Comment êtes-vous passés de l’idée de ce documentaire à celle de créer un studio ?

C’était grâce à l’explosion de la technologie numérique… et à une combinaison de facteurs. Je me rappelle que plusieurs choses se sont produites en même temps : la sortie du Projet Blair Witch, l’apparition de Napster, notre première ligne ADSL. Tout est arrivé en même temps, entre la fin de l’année 1999 et le début de l’année 2000. Nous avons suivi les dernières innovations technologiques, et particulièrement celles qui ouvraient de nouvelles possibilités de tournage et de montage.
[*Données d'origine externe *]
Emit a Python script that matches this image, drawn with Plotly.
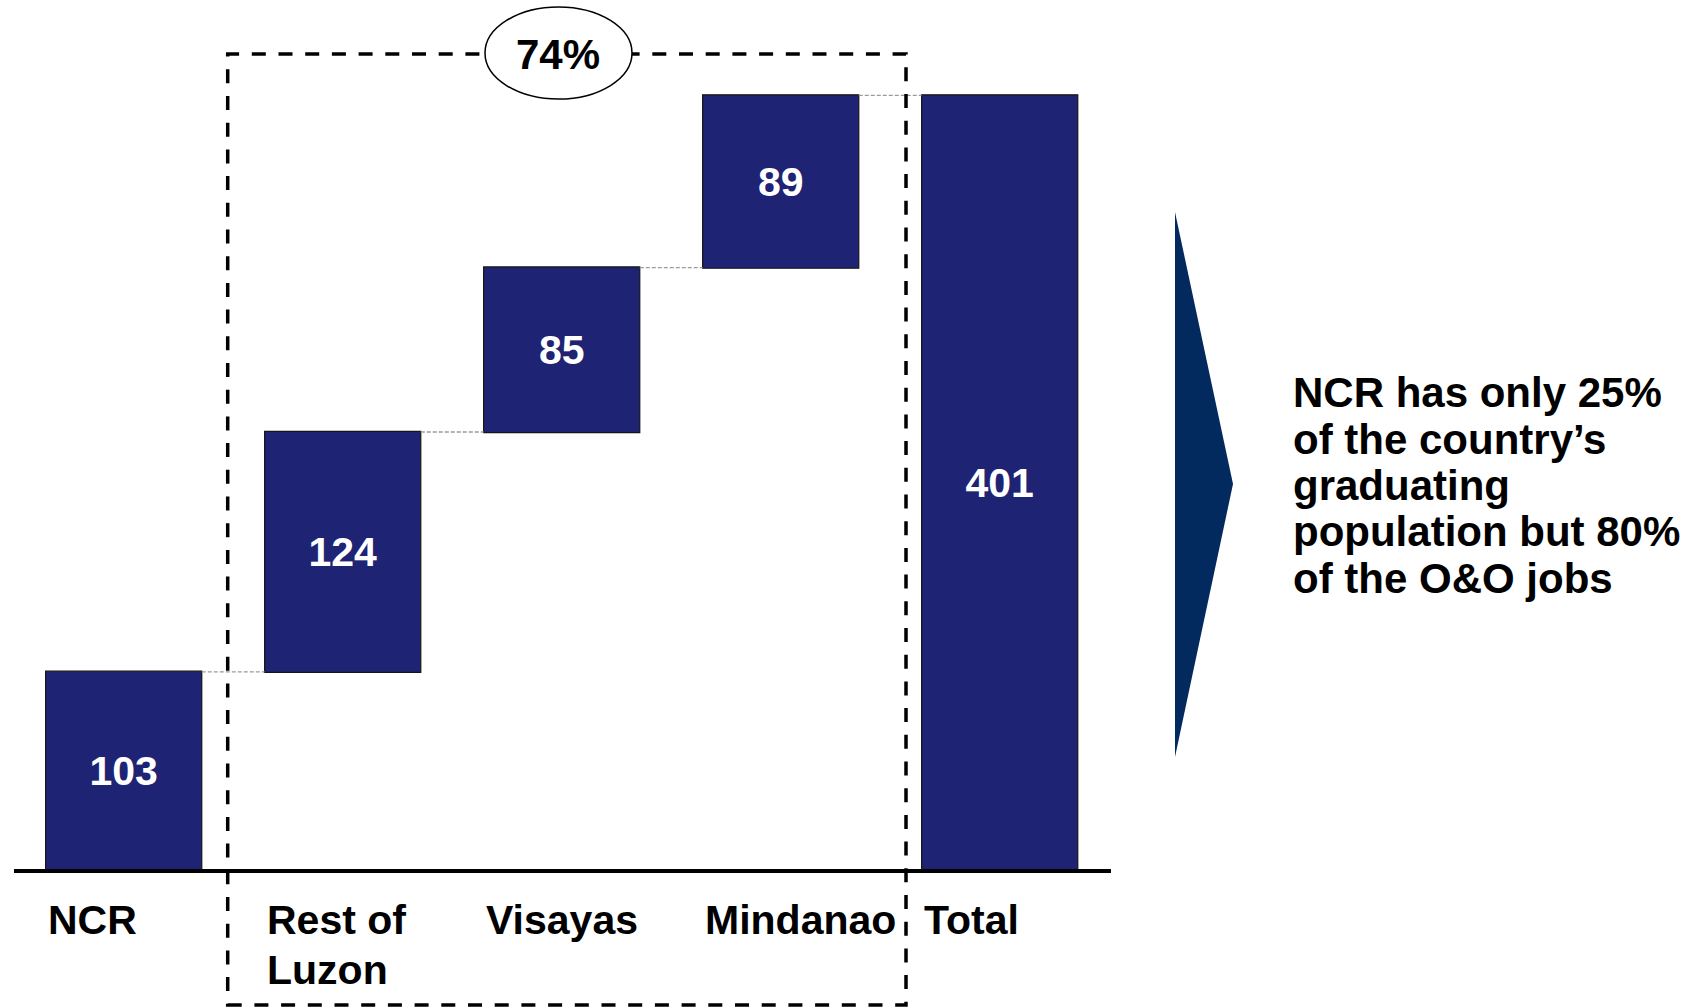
import plotly.graph_objects as go

# Graduates by region (thousands) and the total
categories = ["NCR", "Rest of<br>Luzon", "Visayas", "Mindanao", "Total"]
values = [103, 124, 85, 89, 401]
measures = ["relative", "relative", "relative", "relative", "total"]
bar_labels = ["103", "124", "85", "89", "401"]
share_label = "74%"
note_lines = [
    "NCR has only 25%",
    "of the country\u2019s",
    "graduating",
    "population but 80%",
    "of the O&O jobs",
]

# Page geometry
W, H = 1700, 1008
BAR_COLOR = "#1F2373"
ARROW_COLOR = "#022A5E"
FONT = "Liberation Sans, Arial, sans-serif"

# Scale setup: first bar centre, spacing between bars and value-to-pixel ratio
X0_PX, STEP_PX = 123.7, 219.0
BASE_PX, UNIT_PX = 871.0, 1.934
bar_width = 0.713

positions = list(range(len(categories)))


def px_x(p):
    return p / W


def px_y(p):
    return 1 - p / H


fig = go.Figure(
    go.Waterfall(
        x=positions,
        y=values,
        measure=measures,
        width=bar_width,
        text=bar_labels,
        textposition="inside",
        insidetextanchor="middle",
        textfont=dict(family=FONT, size=41, color="white", weight="bold"),
        increasing=dict(marker=dict(color=BAR_COLOR, line=dict(color="#151515", width=1.2))),
        totals=dict(marker=dict(color=BAR_COLOR, line=dict(color="#151515", width=1.2))),
        connector=dict(mode="between", line=dict(color="#9a9a9a", width=1.3, dash="4px,2px")),
        cliponaxis=False,
        hoverinfo="skip",
        showlegend=False,
    )
)

# Category labels, left-aligned under each bar, one annotation per text line
LABEL_TOP_PX, LABEL_LINE_PX = 920.0, 50.0
for pos, name in zip(positions, categories):
    for j, part in enumerate(name.split("<br>")):
        fig.add_annotation(
            x=pos - bar_width / 2,
            xref="x",
            y=px_y(LABEL_TOP_PX + LABEL_LINE_PX * j),
            yref="paper",
            text=part,
            showarrow=False,
            xanchor="left",
            yanchor="middle",
            align="left",
            font=dict(family=FONT, size=41, color="black", weight="bold"),
        )

shapes = [
    # base line
    dict(
        type="line", xref="paper", yref="y",
        x0=px_x(14), x1=px_x(1111), y0=0, y1=0,
        line=dict(color="black", width=4),
    ),
    # dashed frame around the regions outside NCR
    dict(
        type="rect", xref="paper", yref="paper",
        x0=px_x(227.7), x1=px_x(906), y0=px_y(1005), y1=px_y(54),
        line=dict(color="black", width=3.5, dash="14px,12.7px"),
        fillcolor="rgba(0,0,0,0)",
    ),
    # oval holding the share
    dict(
        type="circle", xref="paper", yref="paper",
        x0=px_x(485), x1=px_x(632), y0=px_y(99), y1=px_y(7),
        line=dict(color="black", width=1.5),
        fillcolor="white",
    ),
    # chevron pointing to the takeaway
    dict(
        type="path", xref="paper", yref="paper",
        path=(
            f"M {px_x(1175)} {px_y(212)} L {px_x(1233)} {px_y(484)} "
            f"L {px_x(1175)} {px_y(757)} Z"
        ),
        fillcolor=ARROW_COLOR,
        line=dict(width=0),
    ),
]

fig.add_annotation(
    x=px_x(558), xref="paper", y=px_y(54), yref="paper",
    text=share_label, showarrow=False, xanchor="center", yanchor="middle",
    font=dict(family=FONT, size=42, color="black", weight="bold"),
)

for i, line in enumerate(note_lines):
    fig.add_annotation(
        x=px_x(1291), xref="paper", y=px_y(393 + 46.3 * i), yref="paper",
        text=line, showarrow=False, xanchor="left", yanchor="middle",
        font=dict(family=FONT, size=42, color="black", weight="bold"),
    )

fig.update_layout(
    width=W,
    height=H,
    margin=dict(l=0, r=0, t=0, b=0),
    paper_bgcolor="white",
    plot_bgcolor="white",
    shapes=shapes,
    showlegend=False,
    xaxis=dict(
        range=[-X0_PX / STEP_PX, (W - X0_PX) / STEP_PX],
        visible=False, showgrid=False, zeroline=False, fixedrange=True,
    ),
    yaxis=dict(
        range=[(BASE_PX - H) / UNIT_PX, BASE_PX / UNIT_PX],
        visible=False, showgrid=False, zeroline=False, fixedrange=True,
    ),
)

fig.write_html("out.html")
Nous avons monté Raw Deal, notre premier documentaire, sur Final Cut Pro 1.0, la première version du logiciel. Et toutes ces choses nous ont fait prendre conscience que nous avions la capacité de produire des films, notamment parce que les coûts de production avaient drastiquement baissé grâce à ces nouveaux outils. Nous l’avions vu dans l’industrie musicale avec Napster, mais c’était maintenant les coûts de distribution des films qui baissaient. La révolution numérique s’était produite en même temps dans les domaines de la production et de la distribution, et s’était étendue de la musique à l’industrie cinématographique. Nous étions donc en position de créer un studio. Raw Deal a été tourné à quatre. Nous sommes aujourd’hui six pour produire. Voilà ce que permet le numérique.